PROBLEM REQUIREMENTS
A precise retyping is required of every line from the one containing "The picture is" down to the one containing "e=document.createElementNS(NS,tag);for(const k in", both included, and of no other line.

— START RECORDED INFORMATION —

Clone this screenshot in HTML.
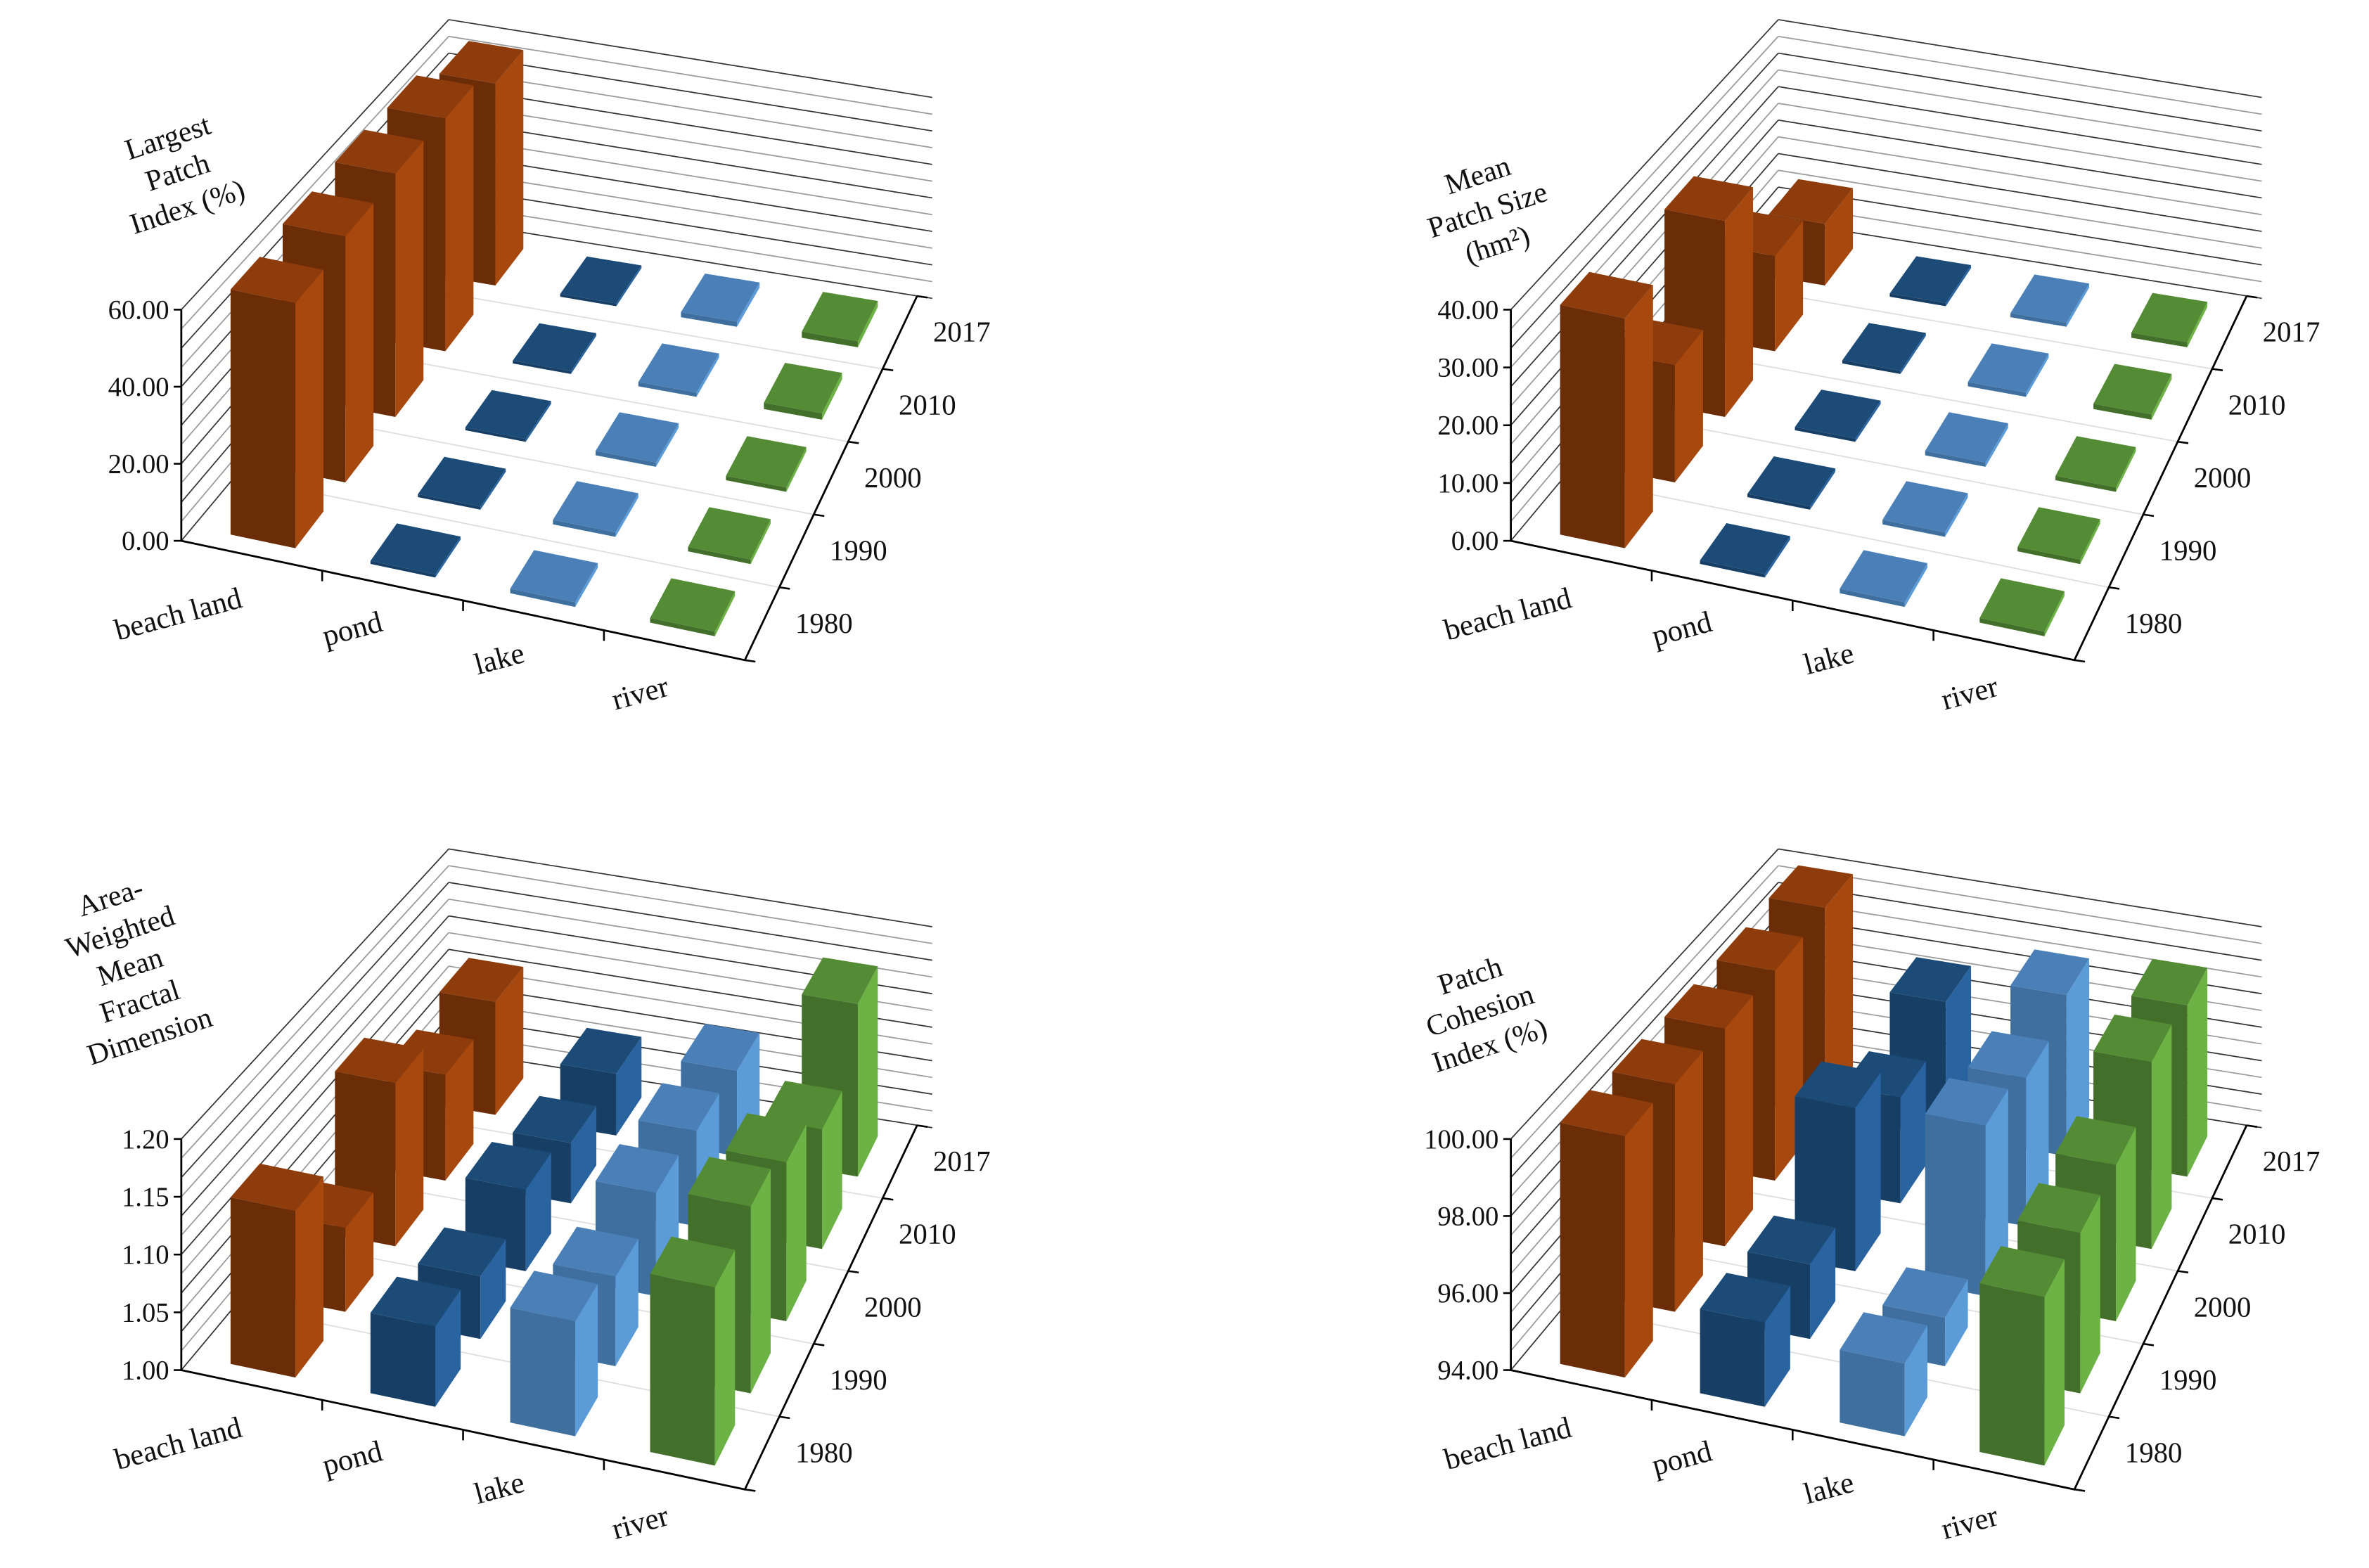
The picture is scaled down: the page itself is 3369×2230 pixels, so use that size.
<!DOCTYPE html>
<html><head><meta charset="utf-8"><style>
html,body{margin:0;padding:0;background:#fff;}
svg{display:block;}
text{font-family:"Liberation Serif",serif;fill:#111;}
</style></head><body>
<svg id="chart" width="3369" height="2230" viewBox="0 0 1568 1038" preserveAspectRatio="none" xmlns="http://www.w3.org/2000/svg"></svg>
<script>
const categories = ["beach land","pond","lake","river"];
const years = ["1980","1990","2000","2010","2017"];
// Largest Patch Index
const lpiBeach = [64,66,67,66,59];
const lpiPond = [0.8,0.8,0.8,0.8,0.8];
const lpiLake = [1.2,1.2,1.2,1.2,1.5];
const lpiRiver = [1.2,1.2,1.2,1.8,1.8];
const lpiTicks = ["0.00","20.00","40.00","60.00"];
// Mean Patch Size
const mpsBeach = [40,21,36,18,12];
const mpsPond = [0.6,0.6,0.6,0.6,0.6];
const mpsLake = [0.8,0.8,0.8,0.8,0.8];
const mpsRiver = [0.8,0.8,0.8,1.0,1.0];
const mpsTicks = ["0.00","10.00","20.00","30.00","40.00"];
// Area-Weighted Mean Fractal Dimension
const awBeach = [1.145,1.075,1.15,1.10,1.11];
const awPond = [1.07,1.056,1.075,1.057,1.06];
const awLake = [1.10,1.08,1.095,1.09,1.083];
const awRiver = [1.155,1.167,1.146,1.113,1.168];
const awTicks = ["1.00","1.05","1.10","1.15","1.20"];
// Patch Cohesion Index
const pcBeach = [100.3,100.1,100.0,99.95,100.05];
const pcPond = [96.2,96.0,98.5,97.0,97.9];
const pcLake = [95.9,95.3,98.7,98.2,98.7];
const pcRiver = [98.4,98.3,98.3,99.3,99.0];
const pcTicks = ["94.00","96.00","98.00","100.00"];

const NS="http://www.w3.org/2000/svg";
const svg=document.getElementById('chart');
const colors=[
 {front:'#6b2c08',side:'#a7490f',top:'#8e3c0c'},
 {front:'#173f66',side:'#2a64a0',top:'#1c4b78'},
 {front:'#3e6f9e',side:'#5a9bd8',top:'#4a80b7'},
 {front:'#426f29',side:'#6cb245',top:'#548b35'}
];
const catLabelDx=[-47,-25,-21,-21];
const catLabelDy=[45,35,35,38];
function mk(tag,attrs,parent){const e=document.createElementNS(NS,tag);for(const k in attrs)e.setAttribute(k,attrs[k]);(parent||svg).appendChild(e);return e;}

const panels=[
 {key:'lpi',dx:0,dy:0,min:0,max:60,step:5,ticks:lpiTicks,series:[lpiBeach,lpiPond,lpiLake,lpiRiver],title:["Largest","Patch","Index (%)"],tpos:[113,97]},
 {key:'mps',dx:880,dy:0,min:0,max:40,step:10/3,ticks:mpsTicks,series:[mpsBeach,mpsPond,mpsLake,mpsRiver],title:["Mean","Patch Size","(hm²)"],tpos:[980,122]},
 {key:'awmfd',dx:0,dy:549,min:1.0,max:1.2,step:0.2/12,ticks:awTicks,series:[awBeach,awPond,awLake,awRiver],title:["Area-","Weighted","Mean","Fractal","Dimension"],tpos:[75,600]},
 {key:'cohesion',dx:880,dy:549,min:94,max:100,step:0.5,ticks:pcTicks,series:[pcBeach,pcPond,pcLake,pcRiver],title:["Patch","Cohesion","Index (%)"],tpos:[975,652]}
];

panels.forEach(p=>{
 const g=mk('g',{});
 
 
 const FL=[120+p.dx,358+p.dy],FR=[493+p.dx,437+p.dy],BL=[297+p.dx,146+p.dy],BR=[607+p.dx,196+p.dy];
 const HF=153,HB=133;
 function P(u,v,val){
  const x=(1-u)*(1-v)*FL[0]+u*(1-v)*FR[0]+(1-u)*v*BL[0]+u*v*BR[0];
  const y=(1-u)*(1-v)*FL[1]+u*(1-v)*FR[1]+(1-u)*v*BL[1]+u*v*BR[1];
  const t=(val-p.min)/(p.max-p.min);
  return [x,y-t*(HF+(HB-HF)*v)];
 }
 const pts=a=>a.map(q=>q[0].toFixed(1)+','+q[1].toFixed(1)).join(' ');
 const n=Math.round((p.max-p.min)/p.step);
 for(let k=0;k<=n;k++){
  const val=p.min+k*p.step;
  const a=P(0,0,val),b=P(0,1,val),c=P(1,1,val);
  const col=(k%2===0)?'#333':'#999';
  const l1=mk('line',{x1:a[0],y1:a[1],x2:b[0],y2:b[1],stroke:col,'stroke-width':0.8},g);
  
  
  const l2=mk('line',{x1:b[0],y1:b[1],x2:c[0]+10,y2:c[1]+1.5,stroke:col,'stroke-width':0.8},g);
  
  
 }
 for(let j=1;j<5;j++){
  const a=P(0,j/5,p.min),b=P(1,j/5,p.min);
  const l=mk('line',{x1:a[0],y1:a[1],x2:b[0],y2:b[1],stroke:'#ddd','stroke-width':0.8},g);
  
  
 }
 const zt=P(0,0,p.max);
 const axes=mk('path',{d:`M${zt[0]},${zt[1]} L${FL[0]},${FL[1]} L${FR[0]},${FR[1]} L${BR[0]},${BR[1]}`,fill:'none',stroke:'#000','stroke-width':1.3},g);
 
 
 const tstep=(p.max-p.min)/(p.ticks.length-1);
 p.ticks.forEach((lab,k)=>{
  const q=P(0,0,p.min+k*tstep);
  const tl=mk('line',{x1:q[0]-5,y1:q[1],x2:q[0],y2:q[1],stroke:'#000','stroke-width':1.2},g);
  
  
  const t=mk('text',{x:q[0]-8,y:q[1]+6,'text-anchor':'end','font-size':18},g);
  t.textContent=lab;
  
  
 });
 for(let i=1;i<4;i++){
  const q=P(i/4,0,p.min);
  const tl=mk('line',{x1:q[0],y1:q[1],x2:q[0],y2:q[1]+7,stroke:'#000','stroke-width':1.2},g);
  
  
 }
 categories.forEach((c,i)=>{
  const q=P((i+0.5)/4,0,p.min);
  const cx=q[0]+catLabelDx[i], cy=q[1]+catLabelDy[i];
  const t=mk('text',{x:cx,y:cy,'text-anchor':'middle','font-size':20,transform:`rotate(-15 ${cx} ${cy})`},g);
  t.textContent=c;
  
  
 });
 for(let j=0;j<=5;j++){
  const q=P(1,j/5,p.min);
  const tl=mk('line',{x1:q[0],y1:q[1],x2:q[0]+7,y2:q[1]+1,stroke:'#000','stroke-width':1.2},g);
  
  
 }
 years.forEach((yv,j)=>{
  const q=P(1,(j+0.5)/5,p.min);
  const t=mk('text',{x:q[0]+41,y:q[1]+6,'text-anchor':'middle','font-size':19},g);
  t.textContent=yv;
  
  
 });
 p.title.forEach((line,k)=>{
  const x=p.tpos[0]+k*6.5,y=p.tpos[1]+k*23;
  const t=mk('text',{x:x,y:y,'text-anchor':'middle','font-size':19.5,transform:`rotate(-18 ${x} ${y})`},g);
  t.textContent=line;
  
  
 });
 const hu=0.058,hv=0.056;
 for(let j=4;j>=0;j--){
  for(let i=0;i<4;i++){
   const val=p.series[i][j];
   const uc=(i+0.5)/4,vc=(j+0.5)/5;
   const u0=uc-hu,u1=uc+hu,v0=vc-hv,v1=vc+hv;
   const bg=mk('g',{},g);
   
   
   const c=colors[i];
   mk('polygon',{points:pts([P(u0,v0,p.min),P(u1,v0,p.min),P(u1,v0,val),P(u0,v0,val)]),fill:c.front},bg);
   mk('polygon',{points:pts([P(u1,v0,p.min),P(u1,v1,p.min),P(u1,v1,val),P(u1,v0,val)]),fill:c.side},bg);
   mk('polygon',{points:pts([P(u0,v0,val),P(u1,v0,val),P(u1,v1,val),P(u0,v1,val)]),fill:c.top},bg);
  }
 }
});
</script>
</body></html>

— END RECORDED INFORMATION —

TASK SOLUTION
The picture is scaled down: the page itself is 3369×2230 pixels, so use that size.
<!DOCTYPE html>
<html><head><meta charset="utf-8"><style>
html,body{margin:0;padding:0;background:#fff;}
svg{display:block;}
text{font-family:"Liberation Serif",serif;fill:#111;}
</style></head><body>
<svg id="chart" width="3369" height="2230" viewBox="0 0 1568 1038" preserveAspectRatio="none" xmlns="http://www.w3.org/2000/svg"></svg>
<script>
const categories = ["beach land","pond","lake","river"];
const years = ["1980","1990","2000","2010","2017"];
// Largest Patch Index
const lpiBeach = [64,66,67,66,59];
const lpiPond = [0.8,0.8,0.8,0.8,0.8];
const lpiLake = [1.2,1.2,1.2,1.2,1.5];
const lpiRiver = [1.2,1.2,1.2,1.8,1.8];
const lpiTicks = ["0.00","20.00","40.00","60.00"];
// Mean Patch Size
const mpsBeach = [40,21,36,18,12];
const mpsPond = [0.6,0.6,0.6,0.6,0.6];
const mpsLake = [0.8,0.8,0.8,0.8,0.8];
const mpsRiver = [0.8,0.8,0.8,1.0,1.0];
const mpsTicks = ["0.00","10.00","20.00","30.00","40.00"];
// Area-Weighted Mean Fractal Dimension
const awBeach = [1.145,1.075,1.15,1.10,1.11];
const awPond = [1.07,1.056,1.075,1.057,1.06];
const awLake = [1.10,1.08,1.095,1.09,1.083];
const awRiver = [1.155,1.167,1.146,1.113,1.168];
const awTicks = ["1.00","1.05","1.10","1.15","1.20"];
// Patch Cohesion Index
const pcBeach = [100.3,100.1,100.0,99.95,100.05];
const pcPond = [96.2,96.0,98.5,97.0,97.9];
const pcLake = [95.9,95.3,98.7,98.2,98.7];
const pcRiver = [98.4,98.3,98.3,99.3,99.0];
const pcTicks = ["94.00","96.00","98.00","100.00"];

const NS="http://www.w3.org/2000/svg";
const svg=document.getElementById('chart');
const colors=[
 {front:'#6b2c08',side:'#a7490f',top:'#8e3c0c'},
 {front:'#173f66',side:'#2a64a0',top:'#1c4b78'},
 {front:'#3e6f9e',side:'#5a9bd8',top:'#4a80b7'},
 {front:'#426f29',side:'#6cb245',top:'#548b35'}
];
const catLabelDx=[-47,-25,-21,-21];
const catLabelDy=[45,35,35,38];
function mk(tag,attrs,parent){const e=document.createElementNS(NS,tag);for(const k in attrs)e.setAttribute(k,attrs[k]);(parent||svg).appendChild(e);return e;}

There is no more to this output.